[start SOURCE MATERIAL]
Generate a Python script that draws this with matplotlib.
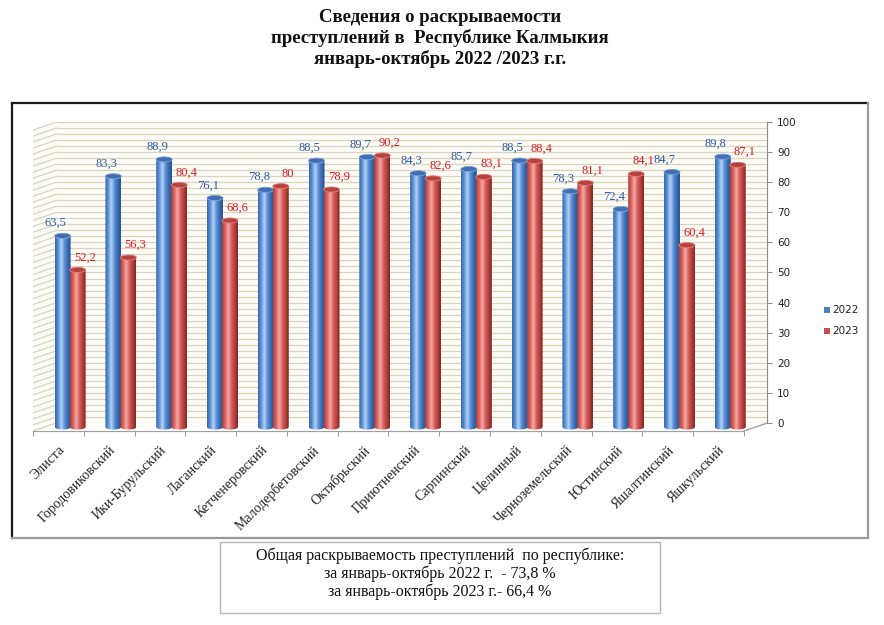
import numpy as np
import matplotlib
matplotlib.use("Agg")
import matplotlib.pyplot as plt
from matplotlib.patches import Rectangle, Ellipse, PathPatch, Polygon
from matplotlib.path import Path
from matplotlib.colors import LinearSegmentedColormap

districts = ["Элиста", "Городовиковский", "Ики-Бурульский", "Лаганский",
             "Кетченеровский", "Малодербетовский", "Октябрьский", "Приютненский",
             "Сарпинский", "Целинный", "Черноземельский", "Юстинский",
             "Яшалтинский", "Яшкульский"]
vals_2022 = [63.5, 83.3, 88.9, 76.1, 78.8, 88.5, 89.7, 84.3, 85.7, 88.5, 78.3, 72.4, 84.7, 89.8]
vals_2023 = [52.2, 56.3, 80.4, 68.6, 80.0, 78.9, 90.2, 82.6, 83.1, 88.4, 81.1, 84.1, 60.4, 87.1]
years = ["2022", "2023"]
y_ticks = list(range(0, 101, 10))

serif = "Liberation Serif"

fig = plt.figure(figsize=(8.84, 6.25), dpi=100)

# overlay in pixel coords for frame, titles, note box
bg = fig.add_axes([0, 0, 1, 1], zorder=0)
bg.set_xlim(0, 884)
bg.set_ylim(625, 0)
bg.axis("off")

bg.plot([12, 868], [103, 103], color="#1a1a1a", lw=1.6)
bg.plot([12, 12], [103, 538], color="#1a1a1a", lw=1.6)
bg.plot([868, 868], [103, 538], color="#9a9a9a", lw=1.6)
bg.plot([12, 868], [538, 538], color="#9a9a9a", lw=1.6)

title_lines = ["Сведения о раскрываемости",
               "преступлений в  Республике Калмыкия",
               "январь-октябрь 2022 /2023 г.г."]
for k, line in enumerate(title_lines):
    bg.text(440, 17 + 21 * k, line, ha="center", va="center", family=serif,
            fontweight="bold", fontsize=13.5, color="#111")

bg.add_patch(Rectangle((220, 542), 440, 71, fill=False, edgecolor="#b5b5b5", lw=1))
note_lines = ["Общая раскрываемость преступлений  по республике:",
              "за январь-октябрь 2022 г.  - 73,8 %",
              "за январь-октябрь 2023 г.- 66,4 %"]
for k, line in enumerate(note_lines):
    bg.text(440, 556 + 18 * k, line, ha="center", va="center", family=serif,
            fontsize=11.5, color="#111")

# legend
for k, (yr, col) in enumerate(zip(years, ["#4f81bd", "#c0504d"])):
    bg.add_patch(Rectangle((824, 307 + 21 * k), 6, 6, facecolor=col, edgecolor="none"))
    bg.text(832, 310 + 21 * k, yr, ha="left", va="center", fontsize=7.5, color="#222")

# main chart
dx, dy = 0.463, 2.66
n = len(districts)
x = np.arange(n)

ax = fig.add_axes([33 / 884, (625 - 431) / 625, (767.4 - 33) / 884, 309 / 625], zorder=1)
ax.set_facecolor("none")

grid_c = "#d8d4bd"
# back wall
ax.add_patch(Polygon([(-0.5 + dx, dy), (n - 0.5 + dx, dy), (n - 0.5 + dx, 100 + dy),
                      (-0.5 + dx, 100 + dy)], closed=True, facecolor="#fdfcf7",
                     edgecolor="none", zorder=0))
# side wall
ax.add_patch(Polygon([(-0.5, 0), (-0.5 + dx, dy), (-0.5 + dx, 100 + dy), (-0.5, 100)],
                     closed=True, facecolor="#fdfcf7", edgecolor="none", zorder=0))
for v in np.arange(0, 101, 2):
    ax.plot([-0.5 + dx, n - 0.5 + dx], [v + dy, v + dy], color=grid_c, lw=0.9, zorder=1)
    ax.plot([-0.5, -0.5 + dx], [v, v + dy], color=grid_c, lw=0.9, zorder=1)
# floor
ax.add_patch(Polygon([(-0.5, 0), (n - 0.5, 0), (n - 0.5 + dx, dy), (-0.5 + dx, dy)],
                     closed=True, facecolor="white", edgecolor="none", zorder=1.5))
ax.plot([n - 0.5, n - 0.5 + dx], [0, dy], color="#a0a0a0", lw=1, zorder=2)
ax.plot([-0.5, -0.5 + dx], [0, dy], color=grid_c, lw=0.9, zorder=2)

blue_cm = LinearSegmentedColormap.from_list(
    "b", ["#3366a8", "#5d90d4", "#b3d5f8", "#5b8fd4", "#3a6ab0", "#24508c"])
red_cm = LinearSegmentedColormap.from_list(
    "r", ["#a83c39", "#d9625f", "#f8aaa7", "#d45d5a", "#b2403d", "#7e2422"])
grad = np.linspace(0, 1, 256).reshape(1, -1)

w = 0.315
eh = 1.7
base = dy / 2


def cylinder(xc, val, cmap, cap, rim, z):
    x0, x1 = xc - w / 2, xc + w / 2
    top = base + val
    t1 = np.linspace(np.pi, 2 * np.pi, 40)
    t2 = np.linspace(0, np.pi, 40)
    pts = list(zip(xc + w / 2 * np.cos(t1), base + eh / 2 * np.sin(t1)))
    pts += list(zip(xc + w / 2 * np.cos(t2), top + eh / 2 * np.sin(t2)))
    pts.append(pts[0])
    path = Path(pts)
    patch = PathPatch(path, facecolor="none", edgecolor="none", zorder=z)
    ax.add_patch(patch)
    im = ax.imshow(grad, extent=[x0, x1, base - eh, top + eh], aspect="auto",
                   cmap=cmap, interpolation="bicubic", zorder=z)
    im.set_clip_path(patch)
    ax.add_patch(Ellipse((xc, top), w, eh, facecolor=cap, edgecolor=rim, lw=0.6, zorder=z + 0.1))
    return top


for i in range(n):
    xb = i + dx / 2 - 0.148
    xr = i + dx / 2 + 0.148
    tb = cylinder(xb, vals_2022[i], blue_cm, "#3f6fb2", "#7ea6dc", 3 + i * 0.01)
    tr = cylinder(xr, vals_2023[i], red_cm, "#b8413e", "#e08380", 3.5 + i * 0.01)
    lb = f"{vals_2022[i]:g}".replace(".", ",")
    lr = f"{vals_2023[i]:g}".replace(".", ",")
    ax.text(xb - 0.14, tb + 4.2, lb, ha="center", va="center", family=serif,
            fontsize=9, color="#2a5ca8", zorder=10)
    ax.text(xr + 0.14, tr + 4.2, lr, ha="center", va="center", family=serif,
            fontsize=9, color="#e3161d", zorder=10)

ax.set_xlim(-0.5, n - 0.5 + dx)
ax.set_ylim(0, 100 + dy)

for s in ["top", "left"]:
    ax.spines[s].set_visible(False)
ax.spines["right"].set_bounds(dy, 100 + dy)
ax.spines["right"].set_color("#8c8c8c")
ax.spines["bottom"].set_bounds(-0.5, n - 0.5)
ax.spines["bottom"].set_color("#a0a0a0")

ax.yaxis.tick_right()
ax.set_yticks([v + dy for v in y_ticks], [str(v) for v in y_ticks])
ax.tick_params(axis="y", length=3.5, pad=3.5, color="#8c8c8c", labelsize=7.5,
               labelcolor="#222")

ax.set_xticks(np.arange(-0.5, n, 1))
ax.set_xticklabels([])
ax.tick_params(axis="x", which="major", length=3.5, color="#a0a0a0")
ax.set_xticks(x, districts, minor=True)
ax.tick_params(axis="x", which="minor", length=0, pad=9)
for lab in ax.get_xticklabels(minor=True):
    lab.set_rotation(45)
    lab.set_ha("right")
    lab.set_va("top")
    lab.set_rotation_mode("anchor")
    lab.set_family(serif)
    lab.set_fontsize(10)
    lab.set_color("#222")

fig.savefig("out.png", dpi=100)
[end SOURCE MATERIAL]
- TASK
From the material above, reproduce everything verbatim except the pictures.

- TASK ANSWER
Generate a Python script that draws this with matplotlib.
import numpy as np
import matplotlib
matplotlib.use("Agg")
import matplotlib.pyplot as plt
from matplotlib.patches import Rectangle, Ellipse, PathPatch, Polygon
from matplotlib.path import Path
from matplotlib.colors import LinearSegmentedColormap

districts = ["Элиста", "Городовиковский", "Ики-Бурульский", "Лаганский",
             "Кетченеровский", "Малодербетовский", "Октябрьский", "Приютненский",
             "Сарпинский", "Целинный", "Черноземельский", "Юстинский",
             "Яшалтинский", "Яшкульский"]
vals_2022 = [63.5, 83.3, 88.9, 76.1, 78.8, 88.5, 89.7, 84.3, 85.7, 88.5, 78.3, 72.4, 84.7, 89.8]
vals_2023 = [52.2, 56.3, 80.4, 68.6, 80.0, 78.9, 90.2, 82.6, 83.1, 88.4, 81.1, 84.1, 60.4, 87.1]
years = ["2022", "2023"]
y_ticks = list(range(0, 101, 10))

serif = "Liberation Serif"

fig = plt.figure(figsize=(8.84, 6.25), dpi=100)

# overlay in pixel coords for frame, titles, note box
bg = fig.add_axes([0, 0, 1, 1], zorder=0)
bg.set_xlim(0, 884)
bg.set_ylim(625, 0)
bg.axis("off")

bg.plot([12, 868], [103, 103], color="#1a1a1a", lw=1.6)
bg.plot([12, 12], [103, 538], color="#1a1a1a", lw=1.6)
bg.plot([868, 868], [103, 538], color="#9a9a9a", lw=1.6)
bg.plot([12, 868], [538, 538], color="#9a9a9a", lw=1.6)

title_lines = ["Сведения о раскрываемости",
               "преступлений в  Республике Калмыкия",
               "январь-октябрь 2022 /2023 г.г."]
for k, line in enumerate(title_lines):
    bg.text(440, 17 + 21 * k, line, ha="center", va="center", family=serif,
            fontweight="bold", fontsize=13.5, color="#111")

bg.add_patch(Rectangle((220, 542), 440, 71, fill=False, edgecolor="#b5b5b5", lw=1))
note_lines = ["Общая раскрываемость преступлений  по республике:",
              "за январь-октябрь 2022 г.  - 73,8 %",
              "за январь-октябрь 2023 г.- 66,4 %"]
for k, line in enumerate(note_lines):
    bg.text(440, 556 + 18 * k, line, ha="center", va="center", family=serif,
            fontsize=11.5, color="#111")

# legend
for k, (yr, col) in enumerate(zip(years, ["#4f81bd", "#c0504d"])):
    bg.add_patch(Rectangle((824, 307 + 21 * k), 6, 6, facecolor=col, edgecolor="none"))
    bg.text(832, 310 + 21 * k, yr, ha="left", va="center", fontsize=7.5, color="#222")

# main chart
dx, dy = 0.463, 2.66
n = len(districts)
x = np.arange(n)

ax = fig.add_axes([33 / 884, (625 - 431) / 625, (767.4 - 33) / 884, 309 / 625], zorder=1)
ax.set_facecolor("none")

grid_c = "#d8d4bd"
# back wall
ax.add_patch(Polygon([(-0.5 + dx, dy), (n - 0.5 + dx, dy), (n - 0.5 + dx, 100 + dy),
                      (-0.5 + dx, 100 + dy)], closed=True, facecolor="#fdfcf7",
                     edgecolor="none", zorder=0))
# side wall
ax.add_patch(Polygon([(-0.5, 0), (-0.5 + dx, dy), (-0.5 + dx, 100 + dy), (-0.5, 100)],
                     closed=True, facecolor="#fdfcf7", edgecolor="none", zorder=0))
for v in np.arange(0, 101, 2):
    ax.plot([-0.5 + dx, n - 0.5 + dx], [v + dy, v + dy], color=grid_c, lw=0.9, zorder=1)
    ax.plot([-0.5, -0.5 + dx], [v, v + dy], color=grid_c, lw=0.9, zorder=1)
# floor
ax.add_patch(Polygon([(-0.5, 0), (n - 0.5, 0), (n - 0.5 + dx, dy), (-0.5 + dx, dy)],
                     closed=True, facecolor="white", edgecolor="none", zorder=1.5))
ax.plot([n - 0.5, n - 0.5 + dx], [0, dy], color="#a0a0a0", lw=1, zorder=2)
ax.plot([-0.5, -0.5 + dx], [0, dy], color=grid_c, lw=0.9, zorder=2)

blue_cm = LinearSegmentedColormap.from_list(
    "b", ["#3366a8", "#5d90d4", "#b3d5f8", "#5b8fd4", "#3a6ab0", "#24508c"])
red_cm = LinearSegmentedColormap.from_list(
    "r", ["#a83c39", "#d9625f", "#f8aaa7", "#d45d5a", "#b2403d", "#7e2422"])
grad = np.linspace(0, 1, 256).reshape(1, -1)

w = 0.315
eh = 1.7
base = dy / 2


def cylinder(xc, val, cmap, cap, rim, z):
    x0, x1 = xc - w / 2, xc + w / 2
    top = base + val
    t1 = np.linspace(np.pi, 2 * np.pi, 40)
    t2 = np.linspace(0, np.pi, 40)
    pts = list(zip(xc + w / 2 * np.cos(t1), base + eh / 2 * np.sin(t1)))
    pts += list(zip(xc + w / 2 * np.cos(t2), top + eh / 2 * np.sin(t2)))
    pts.append(pts[0])
    path = Path(pts)
    patch = PathPatch(path, facecolor="none", edgecolor="none", zorder=z)
    ax.add_patch(patch)
    im = ax.imshow(grad, extent=[x0, x1, base - eh, top + eh], aspect="auto",
                   cmap=cmap, interpolation="bicubic", zorder=z)
    im.set_clip_path(patch)
    ax.add_patch(Ellipse((xc, top), w, eh, facecolor=cap, edgecolor=rim, lw=0.6, zorder=z + 0.1))
    return top


for i in range(n):
    xb = i + dx / 2 - 0.148
    xr = i + dx / 2 + 0.148
    tb = cylinder(xb, vals_2022[i], blue_cm, "#3f6fb2", "#7ea6dc", 3 + i * 0.01)
    tr = cylinder(xr, vals_2023[i], red_cm, "#b8413e", "#e08380", 3.5 + i * 0.01)
    lb = f"{vals_2022[i]:g}".replace(".", ",")
    lr = f"{vals_2023[i]:g}".replace(".", ",")
    ax.text(xb - 0.14, tb + 4.2, lb, ha="center", va="center", family=serif,
            fontsize=9, color="#2a5ca8", zorder=10)
    ax.text(xr + 0.14, tr + 4.2, lr, ha="center", va="center", family=serif,
            fontsize=9, color="#e3161d", zorder=10)

ax.set_xlim(-0.5, n - 0.5 + dx)
ax.set_ylim(0, 100 + dy)

for s in ["top", "left"]:
    ax.spines[s].set_visible(False)
ax.spines["right"].set_bounds(dy, 100 + dy)
ax.spines["right"].set_color("#8c8c8c")
ax.spines["bottom"].set_bounds(-0.5, n - 0.5)
ax.spines["bottom"].set_color("#a0a0a0")

ax.yaxis.tick_right()
ax.set_yticks([v + dy for v in y_ticks], [str(v) for v in y_ticks])
ax.tick_params(axis="y", length=3.5, pad=3.5, color="#8c8c8c", labelsize=7.5,
               labelcolor="#222")

ax.set_xticks(np.arange(-0.5, n, 1))
ax.set_xticklabels([])
ax.tick_params(axis="x", which="major", length=3.5, color="#a0a0a0")
ax.set_xticks(x, districts, minor=True)
ax.tick_params(axis="x", which="minor", length=0, pad=9)
for lab in ax.get_xticklabels(minor=True):
    lab.set_rotation(45)
    lab.set_ha("right")
    lab.set_va("top")
    lab.set_rotation_mode("anchor")
    lab.set_family(serif)
    lab.set_fontsize(10)
    lab.set_color("#222")

fig.savefig("out.png", dpi=100)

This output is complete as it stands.